Après ses études secondaires, elle commence un DEC en Arts plastiques à Québec, car il n’y avait pas de formation supérieure dans le domaine de la photo dans cette ville. Elle poursuit en même temps sa démarche photographique par elle-même, car elle tenait à apprendre les rudiments techniques. « Je voulais avoir cette fierté, c’était important pour moi. », souligne-t-elle. Les étudiants de son programme l’encourageaient à poursuivre en photographie, sa confiance s’est solidifiée et Marie-Andrée quitte le Québec à destination du vieux continent pour un an.

Ce voyage est un moment fondamental dans la recherche photographique de Marie-Andrée. À Lausanne, on approche la jeune femme pour faire une exposition. Ensuite, elle quitte la Suisse pour se rendre en Espagne. Au pays des taureaux, Marie-Andrée a vécu un bouleversement : « C’est là que j’ai bâti ma vision de photographe grâce à la puissance de la lumière. Je possédais peu de moyens et ma seule activité était d’errer dans les rues de la ville avec pour seule occupation d’observer la force de la lumière, la façon dont elle transforme ce qui nous entoure et de capturer ces phénomènes. », se remémore-t-elle. À son retour, elle concrétise son désir d’apprendre la photographie commerciale au Cégep du Vieux-Montréal.

Un moyen d’être proche des gens

Ce médium lui donne l’occasion d’interpréter matériellement sa vision et de la transmettre. Lorsque les gens sont touchés, Marie-Andrée ressent un bien immense selon ses propres mots. Elle croit que l’art est un moyen de se rapprocher en tant qu’humains : « C’est une façon d’établir des ponts entre plusieurs sensibilités, relier une humanité parfois égarée et solitaire.
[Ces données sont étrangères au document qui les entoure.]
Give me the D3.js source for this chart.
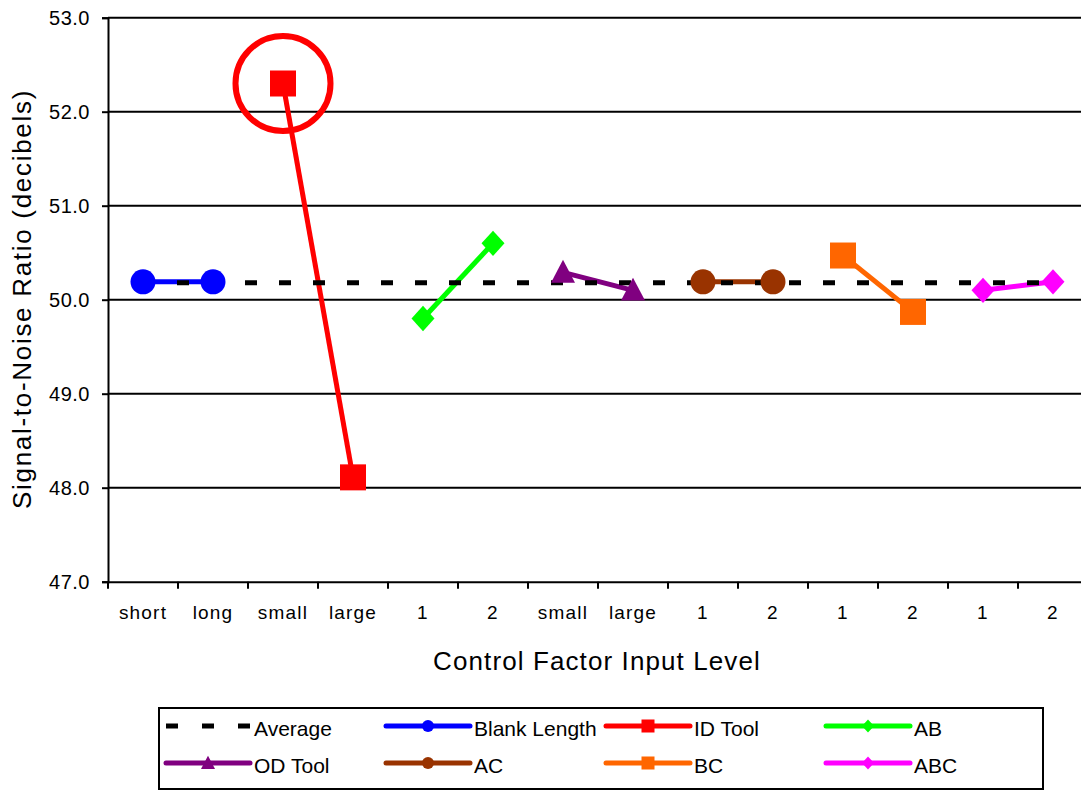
<!DOCTYPE html>
<html><head><meta charset="utf-8">
<script src="https://cdn.jsdelivr.net/npm/d3@7"></script>
<style>
html,body{margin:0;padding:0;background:#fff;}
svg{display:block;font-family:"Liberation Sans",Arial,sans-serif;}
</style></head>
<body>
<svg id="chart" width="1081" height="790"></svg>
<script>
// ---- data ----
const categories = ["short","long","small","large","1","2","small","large","1","2","1","2","1","2"];
const yTicks = [47,48,49,50,51,52,53];
const averageValue = 50.18;
const blankLength = [50.19, 50.19];
const idTool = [52.30, 48.11];
const ab = [49.80, 50.60];
const odTool = [50.29, 50.10];
const ac = [50.19, 50.19];
const bc = [50.47, 49.87];
const abc = [50.10, 50.19];
const seriesNames = ["Blank Length","ID Tool","AB","OD Tool","AC","BC","ABC"];
const seriesValues = [blankLength, idTool, ab, odTool, ac, bc, abc];
const seriesStart = [0, 2, 4, 6, 8, 10, 12];
const seriesColors = ["#0000FF","#FF0000","#00FF00","#800080","#993300","#FF6600","#FF00FF"];
const seriesMarkers = ["circle","square","diamond","triangle","circle","square","diamond"];
const highlight = {series: "ID Tool", index: 0};

// ---- layout ----
const svg = d3.select("#chart");
const pLeft = 108, pRight = 1088, pTop = 17.7, pBottom = 581.7;
const x = d3.scaleBand().domain(d3.range(categories.length)).range([pLeft, pRight]).padding(0);
const y = d3.scaleLinear().domain([47, 53]).range([pBottom, pTop]);
const cx = i => x(i) + x.bandwidth() / 2;

// gridlines
svg.append("g").selectAll("line").data(yTicks.filter(d => d > 47)).join("line")
  .attr("x1", pLeft).attr("x2", pRight).attr("y1", d => y(d)).attr("y2", d => y(d))
  .attr("stroke", "#000").attr("stroke-width", 2);

// y axis
const yAxis = svg.append("g").attr("transform", `translate(${pLeft},0)`)
  .call(d3.axisLeft(y).tickValues(yTicks).tickFormat(d3.format(".1f")).tickSizeOuter(0).tickSize(6).tickPadding(12));
yAxis.attr("font-family", null).attr("font-size", null);
yAxis.select(".domain").attr("stroke", "#000").attr("stroke-width", 2);
yAxis.selectAll(".tick line").attr("stroke", "#000").attr("stroke-width", 2);
yAxis.selectAll(".tick text").style("font-size", "20px").attr("fill", "#000")
  .attr("letter-spacing", 0.5)
  .style("font-family", "'Liberation Sans', Arial, sans-serif").attr("dy", "0.34em");

// x axis
const xAxis = svg.append("g").attr("transform", `translate(0,${pBottom})`)
  .call(d3.axisBottom(x).tickFormat(i => categories[i]).tickSize(0).tickPadding(24).tickSizeOuter(0));
xAxis.attr("font-family", null).attr("font-size", null);
xAxis.select(".domain").attr("stroke", "#000").attr("stroke-width", 2);
xAxis.selectAll(".tick text").style("font-size", "19px").attr("fill", "#000")
  .attr("letter-spacing", 1.2)
  .style("font-family", "'Liberation Sans', Arial, sans-serif");
// category boundary ticks
svg.append("g").selectAll("line").data(d3.range(categories.length + 1)).join("line")
  .attr("x1", i => pLeft + i * x.bandwidth()).attr("x2", i => pLeft + i * x.bandwidth())
  .attr("y1", pBottom).attr("y2", pBottom + 7).attr("stroke", "#000").attr("stroke-width", 2);

// axis titles
svg.append("text").attr("x", 597).attr("y", 670).attr("text-anchor", "middle")
  .style("font-size", "26px").attr("letter-spacing", 1.1).text("Control Factor Input Level");
svg.append("text").attr("transform", "translate(31,299) rotate(-90)").attr("text-anchor", "middle")
  .style("font-size", "26px").attr("letter-spacing", 1.7).text("Signal-to-Noise Ratio (decibels)");

// marker drawing helper
function marker(g, type, color, s) {
  if (type === "circle") return g.append("circle").attr("r", s).attr("fill", color);
  if (type === "square") return g.append("rect").attr("x", -s).attr("y", -s).attr("width", 2*s).attr("height", 2*s).attr("fill", color);
  if (type === "diamond") return g.append("path").attr("d", `M0,${-s*1.1}L${s},0L0,${s*1.1}L${-s},0Z`).attr("fill", color);
  if (type === "triangle") return g.append("path").attr("d", `M0,${-s*1.05}L${s},${s*0.85}L${-s},${s*0.85}Z`).attr("fill", color);
}
const markerSize = {circle: 12.5, square: 13, diamond: 11.5, triangle: 12};

const plot = svg.append("g");
const line = d3.line().x(d => cx(d.i)).y(d => y(d.v));
const seriesData = seriesNames.map((n, k) => ({
  name: n, color: seriesColors[k], marker: seriesMarkers[k],
  pts: seriesValues[k].map((v, j) => ({i: seriesStart[k] + j, v}))
}));

// series lines
plot.selectAll("path.series").data(seriesData).join("path").attr("class","series")
  .attr("d", d => line(d.pts)).attr("fill","none").attr("stroke", d => d.color)
  .attr("stroke-width", 5);

// average line
plot.append("line").attr("x1", cx(0)).attr("x2", cx(categories.length - 1))
  .attr("y1", y(averageValue)).attr("y2", y(averageValue))
  .attr("stroke", "#000").attr("stroke-width", 5).attr("stroke-dasharray", "12,22");

// markers
seriesData.forEach(s => {
  s.pts.forEach(p => {
    const g = plot.append("g").attr("transform", `translate(${cx(p.i)},${y(p.v)})`);
    marker(g, s.marker, s.color, markerSize[s.marker]);
  });
});

// highlight circle
const hs = seriesData.find(s => s.name === highlight.series).pts[highlight.index];
plot.append("circle").attr("cx", cx(hs.i)).attr("cy", y(hs.v)).attr("r", 47.5)
  .attr("fill","none").attr("stroke","#FF0000").attr("stroke-width", 6);

// legend
const lg = svg.append("g");
lg.append("rect").attr("x", 159).attr("y", 708).attr("width", 884).attr("height", 81)
  .attr("fill", "#fff").attr("stroke", "#000").attr("stroke-width", 2);
const legendItems = [{name: "Average", color: "#000", marker: null, dash: true}]
  .concat(seriesData.map(s => ({name: s.name, color: s.color, marker: s.marker})));
const colX = [166, 386, 606, 826], rowY = [726, 763];
const legendMarkerSize = {circle: 6, square: 6.5, diamond: 6, triangle: 7};
legendItems.forEach((it, k) => {
  const lx = colX[k % 4], ly = rowY[Math.floor(k / 4)];
  const g = lg.append("g");
  const l = g.append("line").attr("x1", lx).attr("x2", lx + 84).attr("y1", ly).attr("y2", ly)
    .attr("stroke", it.color).attr("stroke-width", 5);
  if (it.dash) l.attr("stroke-dasharray", "12,24");
  else l.attr("stroke-linecap", "round");
  if (it.marker) {
    const mg = g.append("g").attr("transform", `translate(${lx + 42},${ly})`);
    marker(mg, it.marker, it.color, legendMarkerSize[it.marker]);
  }
  g.append("text").attr("x", lx + 88).attr("y", ly + 10).style("font-size", "21px").attr("fill", "#000").text(it.name);
});
</script>
</body></html>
Une personne qui est touchée par mon travail artistique tout comme par le portrait que j’ai fait d’elle, c’est un moyen d’être proche des gens. », affirme-t-elle.

Marie-Andrée se dit persuadée que la créativité apporte des bienfaits chez les enfants, les adolescents et même les adultes ! Dans le cas de la surdité, la communication et la langue sont touchées donc la créativité peut devenir un moyen d’expression fabuleux.

Un parcours avec des obstacles

Le financement demeure un problème toujours présent dans ce milieu. Étant donné que la photographie est facilement accessible et que travailler avec un professionnel coûte extrêmement cher, les photographes perdent souvent des contrats. Le matériel est loin d’être abordable donc la démarche artistique s’en trouve touchée. Marie-Andrée vit les conséquences de ce manque de contrats sans compter les obstacles reliés à sa surdité.

Pratiquer la photographie pour le plaisir est une chose, mais en faire une profession en est une autre. Le principal moyen de communication passe par le téléphone. Marie-Andrée espère qu’Internet pourra pallier de façon utile à ces inconvénients : « L’image que nous donnons au téléphone, en étant sourds, n’est pas efficace. », déplore-t-elle. De plus, lorsqu’une personne met ses préjugés de l’avant, Marie-Andrée doit tenter de la convaincre de ses compétences ou laisser tomber. Par contre, sa surdité lui procure des avantages non négligeables ! Les gens se souviennent plus facilement d’elle et, en rencontrant ses clients pendant des prises de vues, elle peut établir une communication directe

La volonté de réussir

Elle ne s’en laisse pas imposer, car elle a obtenu un contrat de deux mois l’été dernier à la Ville de Montréal. Marie-Andrée devait constituer un répertoire de photos de l’ensemble des 14 000 bâtiments de l’arrondissement Plateau-Mont-Royal. Elle a été choisie au terme d’une entrevue : « J’étais fière d’obtenir cet emploi, car je craignais que mon handicap joue en ma défaveur lors de la sélection des candidats. », dévoile-t-elle.

Marie-Andrée a déjà quelques expositions à son actif et elle continue la pratique de la photographie commerciale. Elle aimerait peut-être enseigner cette technique afin de communiquer et d’échanger sur cette passion. En novembre, elle a présenté une exposition à la librairie-café Lubu.